[Collected data]
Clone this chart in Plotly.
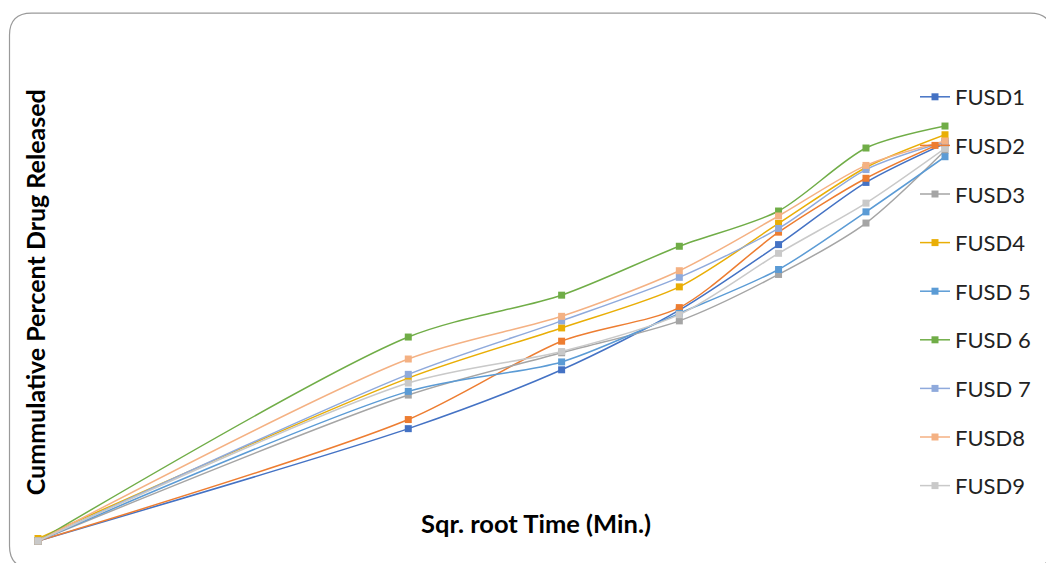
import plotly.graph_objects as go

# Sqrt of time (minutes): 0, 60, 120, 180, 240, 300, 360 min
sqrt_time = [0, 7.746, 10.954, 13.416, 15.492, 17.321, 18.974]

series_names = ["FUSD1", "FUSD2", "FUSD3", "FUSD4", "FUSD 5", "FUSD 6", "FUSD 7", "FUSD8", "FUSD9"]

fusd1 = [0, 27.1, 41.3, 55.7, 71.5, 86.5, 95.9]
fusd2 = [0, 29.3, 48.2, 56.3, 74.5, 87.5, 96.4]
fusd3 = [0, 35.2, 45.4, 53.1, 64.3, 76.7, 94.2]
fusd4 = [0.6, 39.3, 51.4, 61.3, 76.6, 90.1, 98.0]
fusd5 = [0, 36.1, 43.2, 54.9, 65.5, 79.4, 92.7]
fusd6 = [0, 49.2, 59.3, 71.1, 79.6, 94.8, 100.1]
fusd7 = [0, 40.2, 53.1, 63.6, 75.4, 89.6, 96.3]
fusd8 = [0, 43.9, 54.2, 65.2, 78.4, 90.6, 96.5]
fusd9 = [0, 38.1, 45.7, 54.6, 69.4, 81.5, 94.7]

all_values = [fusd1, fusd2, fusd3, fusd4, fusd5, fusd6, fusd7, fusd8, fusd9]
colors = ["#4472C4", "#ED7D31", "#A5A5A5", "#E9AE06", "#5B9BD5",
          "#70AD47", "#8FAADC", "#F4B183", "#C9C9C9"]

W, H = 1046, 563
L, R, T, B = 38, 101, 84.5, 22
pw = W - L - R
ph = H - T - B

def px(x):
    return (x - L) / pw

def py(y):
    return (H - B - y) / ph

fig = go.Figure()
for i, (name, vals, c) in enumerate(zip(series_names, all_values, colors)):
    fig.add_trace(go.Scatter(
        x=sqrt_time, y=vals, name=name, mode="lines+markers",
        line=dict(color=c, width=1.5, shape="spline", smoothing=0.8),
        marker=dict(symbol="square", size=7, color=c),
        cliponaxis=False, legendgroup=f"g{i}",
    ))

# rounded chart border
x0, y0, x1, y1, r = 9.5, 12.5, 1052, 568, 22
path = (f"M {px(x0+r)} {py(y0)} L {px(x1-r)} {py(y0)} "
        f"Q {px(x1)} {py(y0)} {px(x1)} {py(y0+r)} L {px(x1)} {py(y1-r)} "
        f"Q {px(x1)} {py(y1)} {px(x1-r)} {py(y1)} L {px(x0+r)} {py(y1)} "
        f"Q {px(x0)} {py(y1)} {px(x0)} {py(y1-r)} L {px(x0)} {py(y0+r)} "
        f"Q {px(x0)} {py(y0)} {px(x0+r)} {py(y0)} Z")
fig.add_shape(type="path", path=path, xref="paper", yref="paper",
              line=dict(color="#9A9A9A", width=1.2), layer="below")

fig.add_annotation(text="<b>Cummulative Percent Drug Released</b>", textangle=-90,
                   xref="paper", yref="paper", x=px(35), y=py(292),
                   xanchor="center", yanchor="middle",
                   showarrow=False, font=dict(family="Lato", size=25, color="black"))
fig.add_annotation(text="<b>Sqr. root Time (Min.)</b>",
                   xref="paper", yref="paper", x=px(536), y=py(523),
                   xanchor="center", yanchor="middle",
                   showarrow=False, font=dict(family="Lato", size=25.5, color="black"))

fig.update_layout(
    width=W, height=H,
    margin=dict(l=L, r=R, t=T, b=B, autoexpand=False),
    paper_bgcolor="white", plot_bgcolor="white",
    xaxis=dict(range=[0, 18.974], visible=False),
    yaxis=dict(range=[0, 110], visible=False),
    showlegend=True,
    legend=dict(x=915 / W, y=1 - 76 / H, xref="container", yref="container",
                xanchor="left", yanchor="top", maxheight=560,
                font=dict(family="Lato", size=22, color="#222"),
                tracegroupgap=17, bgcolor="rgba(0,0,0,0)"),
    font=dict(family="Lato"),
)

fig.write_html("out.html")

[Directions for this task] In the data above, please extract the lines from the first one through the line with "return (H - B - y) / ph", exactly, and keep pictures out.

[Exercise result]
Clone this chart in Plotly.
import plotly.graph_objects as go

# Sqrt of time (minutes): 0, 60, 120, 180, 240, 300, 360 min
sqrt_time = [0, 7.746, 10.954, 13.416, 15.492, 17.321, 18.974]

series_names = ["FUSD1", "FUSD2", "FUSD3", "FUSD4", "FUSD 5", "FUSD 6", "FUSD 7", "FUSD8", "FUSD9"]

fusd1 = [0, 27.1, 41.3, 55.7, 71.5, 86.5, 95.9]
fusd2 = [0, 29.3, 48.2, 56.3, 74.5, 87.5, 96.4]
fusd3 = [0, 35.2, 45.4, 53.1, 64.3, 76.7, 94.2]
fusd4 = [0.6, 39.3, 51.4, 61.3, 76.6, 90.1, 98.0]
fusd5 = [0, 36.1, 43.2, 54.9, 65.5, 79.4, 92.7]
fusd6 = [0, 49.2, 59.3, 71.1, 79.6, 94.8, 100.1]
fusd7 = [0, 40.2, 53.1, 63.6, 75.4, 89.6, 96.3]
fusd8 = [0, 43.9, 54.2, 65.2, 78.4, 90.6, 96.5]
fusd9 = [0, 38.1, 45.7, 54.6, 69.4, 81.5, 94.7]

all_values = [fusd1, fusd2, fusd3, fusd4, fusd5, fusd6, fusd7, fusd8, fusd9]
colors = ["#4472C4", "#ED7D31", "#A5A5A5", "#E9AE06", "#5B9BD5",
          "#70AD47", "#8FAADC", "#F4B183", "#C9C9C9"]

W, H = 1046, 563
L, R, T, B = 38, 101, 84.5, 22
pw = W - L - R
ph = H - T - B

def px(x):
    return (x - L) / pw

def py(y):
    return (H - B - y) / ph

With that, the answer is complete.